Tom Waits BAD AS ME
[Uscita: 25/10/2011]
# Vivamente consigliato da DISTORSIONI
Se c’é un artista che sfugge alla legge della transitorietà e della relatività creativa quello è Tom Waits: difficile trovare uno dei suoi sedici album in studio in 38 anni di carriera che abbiano deluso, ma neanche mediocri, ed è un bel record. Forse è la stabilità che nel corso degli anni gli ha dato la compagna/collaboratrice Kathleen Brennan, forse la verità è che il lupo mannaro di Pomona non si è mai fatto distrarre da tentazioni artistiche che non avessero nulla a che fare con un microcosmo musicale costruitosi addosso con rigore certosino, che ha sempre calzato alla perfezione. Waits è andato sempre dritto per la sua strada circondandosi di collaboratori fedeli: alcuni compaiono anche in questo nuovo “Bad as me”, Marc Ribot alle chitarre, Charlie Musselwhite all’armonica; accanto a loro David Hidalgo dei Los Lobos alla chitarra, Clint Maedgen' ai sax, Augie Meyers al vox organ, Dawn Harms al violino, apparizioni sporadiche di Flea dei R.H.C.P. al basso, del figlio Casey alla batteria, qualche accordo di Keith Richard qui e là ma l'elenco non finisce qui.

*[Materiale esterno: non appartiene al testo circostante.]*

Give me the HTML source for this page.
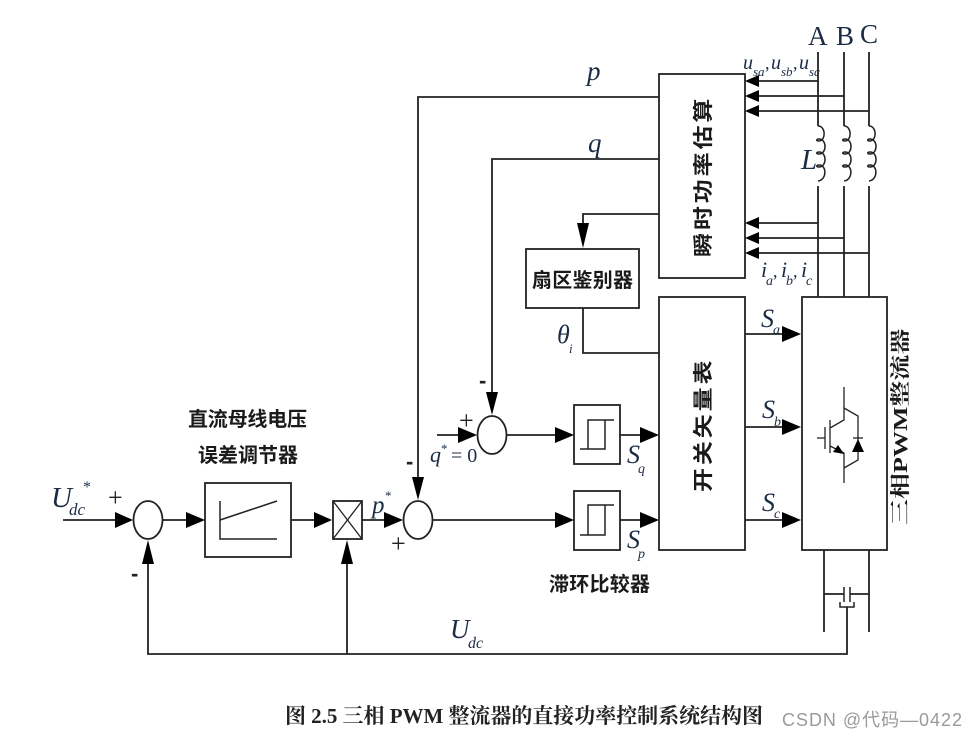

Come si vede il nostro riesce sempre a galvanizzare intorno al suo lavoro fior di musicisti, affascinati da una personalità che a 62 anni dimostra un carisma più che mai inossidabile. Basta ascoltare i primi tre-quattro brani di “Bad As me” (se tutti fossero cattivi come lui vivremmo in un mondo certamente migliore) per capire che a Waits sta a cuore la teoria filosofica dei ‘corsi e ricorsi’.
A sette anni dall’ultimo album “Real Gone” (2004) Tom torna a sguazzare nel suo beneamato pantano di stompin’ blues ustionante, con la voce che inciampa in serrati ritmi claudicanti, prosciugando (almeno per il momento) senza rimpianti la sua vena dai marcati richiami cabarettistico-mitteleuropei che avevano caratterizzato la sua musica sin dentro i due album gemelli usciti nel 2002, “Alice” ma soprattutto “Blood money”. A dirla tutta già “Real Gone” aveva fatto registrare un ritorno di Tom ad un universo musicale prettamente americano, ma qui i toni ridiventano sulfurei e caustici come in “Bone Machine” (1992): Chicago, Raised right men, Bad as me, Face to the highway, Talking at the same time parlano il linguaggio di un blues serrato, trasfigurato dalle nevrosi metropolitane, sporcato da infiltrazioni rap ed hip hop, nel quale la voce incatramata dell’artista è assediata da riff minimali di saxes, organo e mouth harp. Né meraviglia, che subito dopo Tom imbastisca in Get Lost un maledetto sudicio rockabilly: con un po’ di fantasia si può anche scorgere un illustre convitato di pietra, Lux Interior, che gli dà la sua benedizione. Certo, quando Tom in Hell Broke Luce scoperchia direttamente con clangore diabolico la voragine che conduce nel girone dei dannati e le loro urla ci soverchiano, riesce a prenderci di sorpresa e sentiamo le ossa scuotersi.
Corsi e ricorsi dicevamo: la vera scoperta dell’album è il ritorno ‘clamoroso’ di Waits a certo romanticismo straccione, bukowskiano ed etilico che aveva marchiato indimenticabili album della seconda metà anni ’70 come “Small Change” (1976) “Foreign Affairs” (1977), “Blue Valentine” (1978); una straordinaria ballata after hours, soffusa e perduta nelle nebbie della mente come Kiss me ci restituisce il Waits stagionato di Blue Valentine, Somewhere, Christmas Card from a Hookerin Minneapolis. Commozione? Certo e pure parecchia: sarebbe immorale il contrario, davanti a una romanticissima ballata mariachi come Back in the crowd – non avrebbe sfigurato assolutamente nel repertorio di Willy De Ville - destinata a diventare una delle innumerevoli gemme del repertorio waitsiano, o al cospetto della malinconia metafisica di Last leaf. Con New year’s eve infine Waits si comporta proprio da carogna, inserendo il ritornello dello stupendo classico natalizio Auld Lang Syne, come aveva fatto 35 anni fa in Tom Traubert’s Blues con Waltzing Matilda: era lì lì per spuntarmi una lacrimuccia, ora capite perché Tom è una carogna?